I want to know how $$\frac{\delta(x^TAx)}{\delta(x)}=2Ax$$
I think here's what happens (please correct me where wrong):
(by: the rule for matrix derivative) $$ \frac{\delta(x^TAx)}{\delta(w)}=x^T(A^T+A) $$
(by: I assume we can transpose matrices whenever we need to?) $$ x^T(A^T+A) = x^T(A^T+A^T) = x^T(2A^T) $$
(by: transpose property) $$ x^T(2A^T) = (x^T2A^T)^T = 2Ax $$
Is that how this happens?
I assume by $\delta$ you mean $\partial$, viz. \partial.

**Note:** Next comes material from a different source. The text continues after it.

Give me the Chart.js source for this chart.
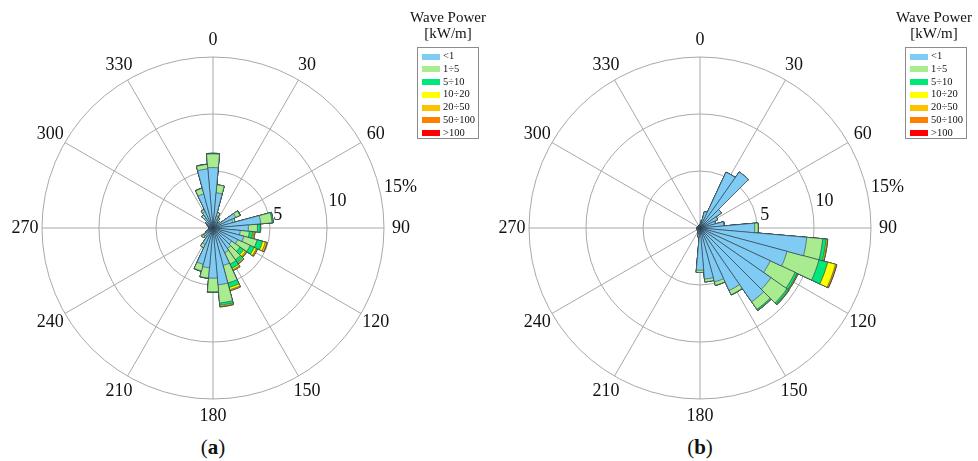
<!DOCTYPE html>
<html>
<head>
<meta charset="utf-8">
<script src="https://cdn.jsdelivr.net/npm/chart.js@4"></script>
<style>
  body { margin: 0; background: #fff; font-family: "Liberation Serif", serif; color: #111; }
  #page { position: relative; width: 978px; height: 461px; overflow: hidden; }
  .rose { position: absolute; top: 27px; width: 470px; height: 402px; }
  .cap { position: absolute; top: 434px; width: 60px; margin-left: -30px; text-align: center; font-size: 21px; line-height: 26px; }
  .lgTitle { position: absolute; top: 9px; width: 110px; margin-left: -55px; text-align: center; font-size: 15px; line-height: 16px; }
  .lgBox { position: absolute; top: 47px; width: 62px; height: 92px; border: 1px solid #8c8c8c; padding-top: 2px; box-sizing: border-box; background: #fff; }
  .lgRow { position: relative; height: 12.8px; font-size: 10.5px; line-height: 12.8px; }
  .lgRow .sw { position: absolute; left: 4px; top: 3.5px; width: 18px; height: 6px; }
  .lgRow .tx { position: absolute; left: 25px; top: 0; }
</style>
</head>
<body>
<div id="page">
  <div class="rose" style="left:-22px"><canvas id="roseA"></canvas></div>
  <div class="rose" style="left:465px"><canvas id="roseB"></canvas></div>
  <div class="cap" style="left:213px">(<b>a</b>)</div>
  <div class="cap" style="left:700px">(<b>b</b>)</div>
  <div class="lgTitle" style="left:448px">Wave Power<br>[kW/m]</div>
  <div class="lgBox" id="legA" style="left:417px"></div>
  <div class="lgTitle" style="left:934px">Wave Power<br>[kW/m]</div>
  <div class="lgBox" id="legB" style="left:905px"></div>
</div>
<script>
// directions of the 10 degree bins
const directions = [0, 10, 20, 30, 40, 50, 60, 70, 80, 90, 100, 110, 120, 130, 140, 150, 160, 170,
  180, 190, 200, 210, 220, 230, 240, 250, 260, 270, 280, 290, 300, 310, 320, 330, 340, 350];
const dirTicks = ['0', '30', '60', '90', '120', '150', '180', '210', '240', '270', '300', '330'];
const radialTicks = [5, 10, 15];
const radialTickText = ['5', '10', '15%'];
const powerClasses = ['<1', '1÷5', '5÷10', '10÷20', '20÷50', '50÷100', '>100'];
const classColors = ['#80cbf3', '#a9eb8f', '#00e87a', '#ffff00', '#ffc000', '#ff8000', '#ff0000'];

// (a) frequency % per direction and wave power class
const aLt1 = [5.3, 3.1, 1.1, 0.8, 0.5, 0.7, 2.2, 1.8, 4.2, 3.1, 2.4, 2.8, 2.4, 2.0, 2.2, 2.4, 3.4, 5.0,
  4.4, 3.5, 3.3, 1.6, 0.9, 1.0, 0.6, 0.4, 0.3, 0.3, 0.3, 0.4, 0.5, 0.7, 1.1, 1.6, 3.1, 5.2];
const a1to5 = [1.2, 0.7, 0.3, 0.2, 0.1, 0.1, 0.4, 0.2, 1.0, 0.8, 0.8, 1.2, 1.2, 0.9, 1.2, 1.1, 1.6, 1.6,
  1.2, 0.9, 0.6, 0.3, 0.2, 0.2, 0.1, 0.05, 0.05, 0.05, 0.05, 0.05, 0.1, 0.1, 0.3, 0.2, 0.5, 0.4];
const a5to10 = [0.05, 0, 0, 0, 0, 0, 0.05, 0, 0.1, 0.25, 0.3, 0.5, 0.4, 0.4, 0.3, 0.4, 0.4, 0.2,
  0.05, 0.03, 0.03, 0, 0, 0, 0, 0, 0, 0, 0, 0, 0, 0, 0, 0, 0.02, 0.02];
const a10to20 = [0, 0, 0, 0, 0, 0, 0, 0, 0, 0.03, 0.1, 0.25, 0.2, 0.2, 0.1, 0.15, 0.2, 0.1,
  0, 0, 0, 0, 0, 0, 0, 0, 0, 0, 0, 0, 0, 0, 0, 0, 0, 0];
const a20to50 = [0, 0, 0, 0, 0, 0, 0, 0, 0, 0, 0.1, 0.15, 0.1, 0.12, 0.05, 0.08, 0.1, 0.05,
  0, 0, 0, 0, 0, 0, 0, 0, 0, 0, 0, 0, 0, 0, 0, 0, 0, 0];
const a50to100 = [0, 0, 0, 0, 0, 0, 0, 0, 0, 0, 0, 0.03, 0.03, 0.03, 0, 0, 0, 0,
  0, 0, 0, 0, 0, 0, 0, 0, 0, 0, 0, 0, 0, 0, 0, 0, 0, 0];
const aGt100 = directions.map(() => 0);

// (b)
const bLt1 = [0.3, 0.6, 1.5, 5.4, 6.0, 2.3, 1.7, 1.4, 2.1, 4.8, 9.4, 7.9, 6.8, 7.6, 7.9, 6.05, 4.9, 4.5,
  3.7, 0.8, 0.5, 0.4, 0.3, 0.3, 0.3, 0.3, 0.3, 0.3, 0.2, 0.2, 0.2, 0.2, 0.2, 0.2, 0.2, 0.2];
const b1to5 = [0, 0, 0, 0, 0, 0, 0, 0, 0.05, 0.3, 1.4, 2.9, 2.4, 1.7, 0.8, 0.4, 0.3, 0.25,
  0.2, 0, 0, 0, 0, 0, 0, 0, 0, 0, 0, 0, 0, 0, 0, 0, 0, 0];
const b5to10 = [0, 0, 0, 0, 0, 0, 0, 0, 0, 0, 0.3, 0.8, 0.2, 0.15, 0.1, 0.03, 0.02, 0,
  0, 0, 0, 0, 0, 0, 0, 0, 0, 0, 0, 0, 0, 0, 0, 0, 0, 0];
const b10to20 = [0, 0, 0, 0, 0, 0, 0, 0, 0, 0, 0.1, 0.7, 0.05, 0.05, 0.03, 0, 0, 0,
  0, 0, 0, 0, 0, 0, 0, 0, 0, 0, 0, 0, 0, 0, 0, 0, 0, 0];
const b20to50 = [0, 0, 0, 0, 0, 0, 0, 0, 0, 0, 0.05, 0.1, 0.05, 0.03, 0, 0, 0, 0,
  0, 0, 0, 0, 0, 0, 0, 0, 0, 0, 0, 0, 0, 0, 0, 0, 0, 0];
const b50to100 = [0, 0, 0, 0, 0, 0, 0, 0, 0, 0, 0, 0.03, 0, 0, 0, 0, 0, 0,
  0, 0, 0, 0, 0, 0, 0, 0, 0, 0, 0, 0, 0, 0, 0, 0, 0, 0];
const bGt100 = directions.map(() => 0);

// 72 spokes of 5 deg, shifted by -5 deg so each 10 deg bin is centred on its direction
const spokeLabels = [];
for (let i = 0; i < 72; i++) {
  spokeLabels.push((i - 1) % 6 === 0 ? dirTicks[(i - 1) / 6] : '');
}

// cumulative sums, outer classes drawn first
const stackUp = (series) => {
  let run = directions.map(() => 0);
  return series.map(s => run = run.map((v, i) => v + s[i]));
};

// direction labels centred on their spokes, % labels along ~76 deg
const roseTextPlugin = {
  id: 'roseText',
  afterDatasetsDraw(chart) {
    const sc = chart.scales.r;
    const ctx = chart.ctx;
    const ang = 76 * Math.PI / 180;
    ctx.save();
    ctx.font = '18px "Liberation Serif"';
    ctx.fillStyle = '#111';
    ctx.textBaseline = 'middle';
    ctx.textAlign = 'center';
    dirTicks.forEach((t, m) => {
      const p = sc.getPointPosition(1 + 6 * m, sc.drawingArea + 17);
      ctx.fillText(t, p.x, p.y);
    });
    ctx.textAlign = 'left';
    radialTicks.forEach((v, i) => {
      const d = sc.getDistanceFromCenterForValue(v);
      ctx.fillText(radialTickText[i], sc.xCenter + d * Math.sin(ang) + 5, sc.yCenter - d * Math.cos(ang) + 1);
    });
    ctx.restore();
  }
};

const makeRose = (id, series) => {
  const stacked = stackUp(series);
  new Chart(id, {
    type: 'polarArea',
    data: {
      datasets: stacked.map((d, k) => ({
        label: powerClasses[k],
        data: d,
        backgroundColor: classColors[k],
        borderColor: '#2e3a4a',
        borderWidth: 0.6
      }))
    },
    options: {
      animation: false,
      responsive: true,
      maintainAspectRatio: false,
      layout: { padding: 30 },
      plugins: { legend: { display: false }, tooltip: { enabled: false } },
      scales: {
        r: {
          labels: spokeLabels,
          startAngle: -5,
          min: 0,
          max: 15,
          ticks: { display: false, stepSize: 5 },
          grid: { circular: true, color: '#a8a8a8', lineWidth: 1 },
          angleLines: { display: true, color: '#a8a8a8', lineWidth: (ctx) => ctx.label ? 1 : 0 },
          pointLabels: { display: false }
        }
      }
    },
    plugins: [roseTextPlugin]
  });
};

makeRose('roseA', [aLt1, a1to5, a5to10, a10to20, a20to50, a50to100, aGt100]);
makeRose('roseB', [bLt1, b1to5, b5to10, b10to20, b20to50, b50to100, bGt100]);

const fillLegend = (id) => {
  const box = document.getElementById(id);
  powerClasses.forEach((name, k) => {
    const row = document.createElement('div');
    row.className = 'lgRow';
    const sw = document.createElement('span');
    sw.className = 'sw';
    sw.style.background = classColors[k];
    const tx = document.createElement('span');
    tx.className = 'tx';
    tx.innerText = name;
    row.appendChild(sw);
    row.appendChild(tx);
    box.appendChild(row);
  });
};
fillLegend('legA');
fillLegend('legB');
</script>
</body>
</html>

I'll use $\delta$ in the Kronecker delta $\delta_{ij}$, which is the $_{ij}$ entry of the identity matrix. With implicit summation over repeated indices,$$\frac{\partial x^TAx}{\partial x_i}=\frac{\partial(A_{jk}x_jx_k)}{\partial x_i}=A_{jk}\delta_{ij}x_k+A_{jk}x_j\delta_{ik}=A_{ik}x_k+A_{ji}x_j=[(A+A^T)x]_i.$$So actually, the result is $\frac{\partial x^TAx}{\partial x}=(A+A^T)x$, although this reduces to $2Ax$ for symmetric $A$.